--- Stated task ---
The data below should be restated word for word, with every picture omitted.

--- Recorded data ---
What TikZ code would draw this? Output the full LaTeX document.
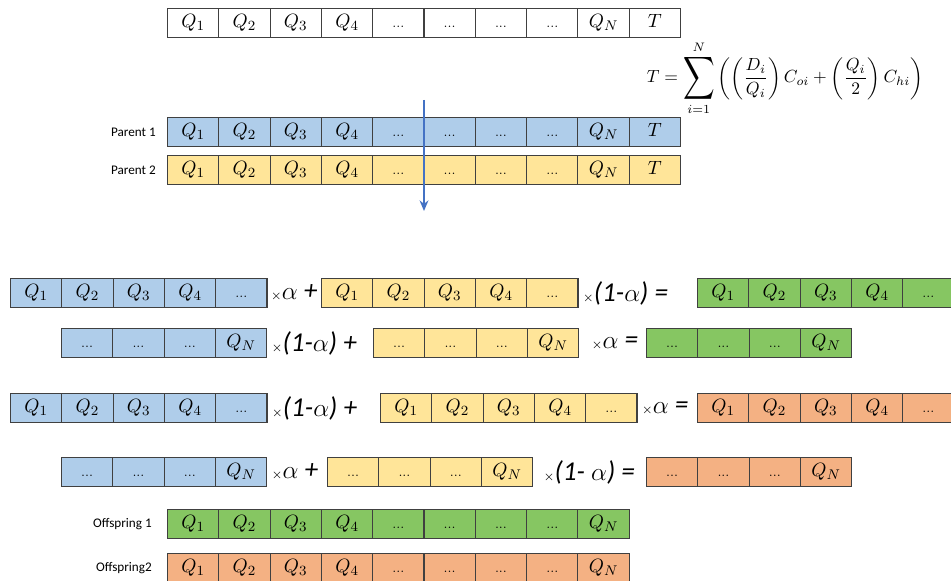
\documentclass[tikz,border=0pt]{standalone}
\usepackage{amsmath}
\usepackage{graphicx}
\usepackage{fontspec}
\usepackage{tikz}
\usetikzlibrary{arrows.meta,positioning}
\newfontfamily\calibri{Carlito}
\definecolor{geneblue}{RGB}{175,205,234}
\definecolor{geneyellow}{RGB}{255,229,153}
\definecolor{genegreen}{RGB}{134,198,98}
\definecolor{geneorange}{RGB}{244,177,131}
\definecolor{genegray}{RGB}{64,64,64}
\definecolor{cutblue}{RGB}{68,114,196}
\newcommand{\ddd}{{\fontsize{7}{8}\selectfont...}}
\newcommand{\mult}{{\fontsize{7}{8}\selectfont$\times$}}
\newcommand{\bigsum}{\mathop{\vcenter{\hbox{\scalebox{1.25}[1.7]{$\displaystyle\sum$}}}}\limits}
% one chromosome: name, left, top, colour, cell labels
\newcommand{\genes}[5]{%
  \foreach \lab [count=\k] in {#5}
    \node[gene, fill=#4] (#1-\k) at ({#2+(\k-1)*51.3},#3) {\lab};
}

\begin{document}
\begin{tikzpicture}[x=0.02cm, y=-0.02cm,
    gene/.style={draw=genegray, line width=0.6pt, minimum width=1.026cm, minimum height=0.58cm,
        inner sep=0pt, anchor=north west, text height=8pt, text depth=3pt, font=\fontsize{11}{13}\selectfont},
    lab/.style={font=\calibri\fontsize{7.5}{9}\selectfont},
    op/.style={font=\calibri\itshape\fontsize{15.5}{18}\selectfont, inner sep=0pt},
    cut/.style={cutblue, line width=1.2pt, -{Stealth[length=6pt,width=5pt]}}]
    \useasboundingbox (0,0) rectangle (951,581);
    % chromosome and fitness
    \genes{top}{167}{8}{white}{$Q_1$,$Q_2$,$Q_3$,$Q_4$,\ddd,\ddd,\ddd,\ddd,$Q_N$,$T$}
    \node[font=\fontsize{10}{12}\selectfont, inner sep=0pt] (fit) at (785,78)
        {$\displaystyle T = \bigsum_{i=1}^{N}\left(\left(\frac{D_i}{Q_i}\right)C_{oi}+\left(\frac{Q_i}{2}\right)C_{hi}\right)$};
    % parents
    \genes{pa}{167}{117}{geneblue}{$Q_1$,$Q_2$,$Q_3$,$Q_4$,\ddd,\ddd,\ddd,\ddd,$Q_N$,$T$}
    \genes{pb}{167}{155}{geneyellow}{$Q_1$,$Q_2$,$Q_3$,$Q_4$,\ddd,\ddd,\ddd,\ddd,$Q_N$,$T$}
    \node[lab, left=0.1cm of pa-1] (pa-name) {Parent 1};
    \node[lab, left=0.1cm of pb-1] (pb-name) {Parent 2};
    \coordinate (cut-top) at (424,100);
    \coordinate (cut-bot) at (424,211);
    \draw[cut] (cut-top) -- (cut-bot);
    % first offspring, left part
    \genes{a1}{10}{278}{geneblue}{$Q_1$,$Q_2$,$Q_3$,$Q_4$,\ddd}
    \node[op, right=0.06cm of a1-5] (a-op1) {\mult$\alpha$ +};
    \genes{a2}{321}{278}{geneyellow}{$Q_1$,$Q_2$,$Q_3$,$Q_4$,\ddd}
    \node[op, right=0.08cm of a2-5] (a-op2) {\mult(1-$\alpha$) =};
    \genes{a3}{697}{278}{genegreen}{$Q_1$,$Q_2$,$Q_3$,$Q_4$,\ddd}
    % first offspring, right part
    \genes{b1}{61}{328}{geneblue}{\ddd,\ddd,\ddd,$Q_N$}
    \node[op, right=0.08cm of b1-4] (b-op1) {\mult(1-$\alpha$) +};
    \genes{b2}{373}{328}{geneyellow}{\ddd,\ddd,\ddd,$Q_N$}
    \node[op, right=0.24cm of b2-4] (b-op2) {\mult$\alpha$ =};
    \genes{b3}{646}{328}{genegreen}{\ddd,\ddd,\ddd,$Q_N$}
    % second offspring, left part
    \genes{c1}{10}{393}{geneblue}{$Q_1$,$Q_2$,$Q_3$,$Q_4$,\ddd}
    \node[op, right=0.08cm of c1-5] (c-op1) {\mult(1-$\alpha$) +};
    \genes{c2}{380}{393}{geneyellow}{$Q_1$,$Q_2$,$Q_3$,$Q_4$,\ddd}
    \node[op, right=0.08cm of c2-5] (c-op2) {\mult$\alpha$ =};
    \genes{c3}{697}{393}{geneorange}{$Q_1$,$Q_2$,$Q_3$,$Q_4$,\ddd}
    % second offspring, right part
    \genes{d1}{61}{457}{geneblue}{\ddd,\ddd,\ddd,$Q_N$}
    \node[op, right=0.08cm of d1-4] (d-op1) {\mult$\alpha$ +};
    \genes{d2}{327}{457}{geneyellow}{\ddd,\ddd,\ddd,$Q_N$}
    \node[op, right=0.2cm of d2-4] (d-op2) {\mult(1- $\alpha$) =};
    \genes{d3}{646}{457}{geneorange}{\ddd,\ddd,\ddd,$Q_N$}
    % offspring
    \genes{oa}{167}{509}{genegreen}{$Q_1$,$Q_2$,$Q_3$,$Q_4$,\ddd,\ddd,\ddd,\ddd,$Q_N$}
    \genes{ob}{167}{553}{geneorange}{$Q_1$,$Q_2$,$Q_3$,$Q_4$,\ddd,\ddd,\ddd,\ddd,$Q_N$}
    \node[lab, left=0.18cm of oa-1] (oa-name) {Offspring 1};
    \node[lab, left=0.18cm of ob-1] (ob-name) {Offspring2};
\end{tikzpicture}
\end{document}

--- Solution below ---
What TikZ code would draw this? Output the full LaTeX document.
\documentclass[tikz,border=0pt]{standalone}
\usepackage{amsmath}
\usepackage{graphicx}
\usepackage{fontspec}
\usepackage{tikz}
\usetikzlibrary{arrows.meta,positioning}
\newfontfamily\calibri{Carlito}
\definecolor{geneblue}{RGB}{175,205,234}
\definecolor{geneyellow}{RGB}{255,229,153}
\definecolor{genegreen}{RGB}{134,198,98}
\definecolor{geneorange}{RGB}{244,177,131}
\definecolor{genegray}{RGB}{64,64,64}
\definecolor{cutblue}{RGB}{68,114,196}
\newcommand{\ddd}{{\fontsize{7}{8}\selectfont...}}
\newcommand{\mult}{{\fontsize{7}{8}\selectfont$\times$}}
\newcommand{\bigsum}{\mathop{\vcenter{\hbox{\scalebox{1.25}[1.7]{$\displaystyle\sum$}}}}\limits}
% one chromosome: name, left, top, colour, cell labels
\newcommand{\genes}[5]{%
  \foreach \lab [count=\k] in {#5}
    \node[gene, fill=#4] (#1-\k) at ({#2+(\k-1)*51.3},#3) {\lab};
}

\begin{document}
\begin{tikzpicture}[x=0.02cm, y=-0.02cm,
    gene/.style={draw=genegray, line width=0.6pt, minimum width=1.026cm, minimum height=0.58cm,
        inner sep=0pt, anchor=north west, text height=8pt, text depth=3pt, font=\fontsize{11}{13}\selectfont},
    lab/.style={font=\calibri\fontsize{7.5}{9}\selectfont},
    op/.style={font=\calibri\itshape\fontsize{15.5}{18}\selectfont, inner sep=0pt},
    cut/.style={cutblue, line width=1.2pt, -{Stealth[length=6pt,width=5pt]}}]
    \useasboundingbox (0,0) rectangle (951,581);
    % chromosome and fitness
    \genes{top}{167}{8}{white}{$Q_1$,$Q_2$,$Q_3$,$Q_4$,\ddd,\ddd,\ddd,\ddd,$Q_N$,$T$}
    \node[font=\fontsize{10}{12}\selectfont, inner sep=0pt] (fit) at (785,78)
        {$\displaystyle T = \bigsum_{i=1}^{N}\left(\left(\frac{D_i}{Q_i}\right)C_{oi}+\left(\frac{Q_i}{2}\right)C_{hi}\right)$};
    % parents
    \genes{pa}{167}{117}{geneblue}{$Q_1$,$Q_2$,$Q_3$,$Q_4$,\ddd,\ddd,\ddd,\ddd,$Q_N$,$T$}
    \genes{pb}{167}{155}{geneyellow}{$Q_1$,$Q_2$,$Q_3$,$Q_4$,\ddd,\ddd,\ddd,\ddd,$Q_N$,$T$}
    \node[lab, left=0.1cm of pa-1] (pa-name) {Parent 1};
    \node[lab, left=0.1cm of pb-1] (pb-name) {Parent 2};
    \coordinate (cut-top) at (424,100);
    \coordinate (cut-bot) at (424,211);
    \draw[cut] (cut-top) -- (cut-bot);
    % first offspring, left part
    \genes{a1}{10}{278}{geneblue}{$Q_1$,$Q_2$,$Q_3$,$Q_4$,\ddd}
    \node[op, right=0.06cm of a1-5] (a-op1) {\mult$\alpha$ +};
    \genes{a2}{321}{278}{geneyellow}{$Q_1$,$Q_2$,$Q_3$,$Q_4$,\ddd}
    \node[op, right=0.08cm of a2-5] (a-op2) {\mult(1-$\alpha$) =};
    \genes{a3}{697}{278}{genegreen}{$Q_1$,$Q_2$,$Q_3$,$Q_4$,\ddd}
    % first offspring, right part
    \genes{b1}{61}{328}{geneblue}{\ddd,\ddd,\ddd,$Q_N$}
    \node[op, right=0.08cm of b1-4] (b-op1) {\mult(1-$\alpha$) +};
    \genes{b2}{373}{328}{geneyellow}{\ddd,\ddd,\ddd,$Q_N$}
    \node[op, right=0.24cm of b2-4] (b-op2) {\mult$\alpha$ =};
    \genes{b3}{646}{328}{genegreen}{\ddd,\ddd,\ddd,$Q_N$}
    % second offspring, left part
    \genes{c1}{10}{393}{geneblue}{$Q_1$,$Q_2$,$Q_3$,$Q_4$,\ddd}
    \node[op, right=0.08cm of c1-5] (c-op1) {\mult(1-$\alpha$) +};
    \genes{c2}{380}{393}{geneyellow}{$Q_1$,$Q_2$,$Q_3$,$Q_4$,\ddd}
    \node[op, right=0.08cm of c2-5] (c-op2) {\mult$\alpha$ =};
    \genes{c3}{697}{393}{geneorange}{$Q_1$,$Q_2$,$Q_3$,$Q_4$,\ddd}
    % second offspring, right part
    \genes{d1}{61}{457}{geneblue}{\ddd,\ddd,\ddd,$Q_N$}
    \node[op, right=0.08cm of d1-4] (d-op1) {\mult$\alpha$ +};
    \genes{d2}{327}{457}{geneyellow}{\ddd,\ddd,\ddd,$Q_N$}
    \node[op, right=0.2cm of d2-4] (d-op2) {\mult(1- $\alpha$) =};
    \genes{d3}{646}{457}{geneorange}{\ddd,\ddd,\ddd,$Q_N$}
    % offspring
    \genes{oa}{167}{509}{genegreen}{$Q_1$,$Q_2$,$Q_3$,$Q_4$,\ddd,\ddd,\ddd,\ddd,$Q_N$}
    \genes{ob}{167}{553}{geneorange}{$Q_1$,$Q_2$,$Q_3$,$Q_4$,\ddd,\ddd,\ddd,\ddd,$Q_N$}
    \node[lab, left=0.18cm of oa-1] (oa-name) {Offspring 1};
    \node[lab, left=0.18cm of ob-1] (ob-name) {Offspring2};
\end{tikzpicture}
\end{document}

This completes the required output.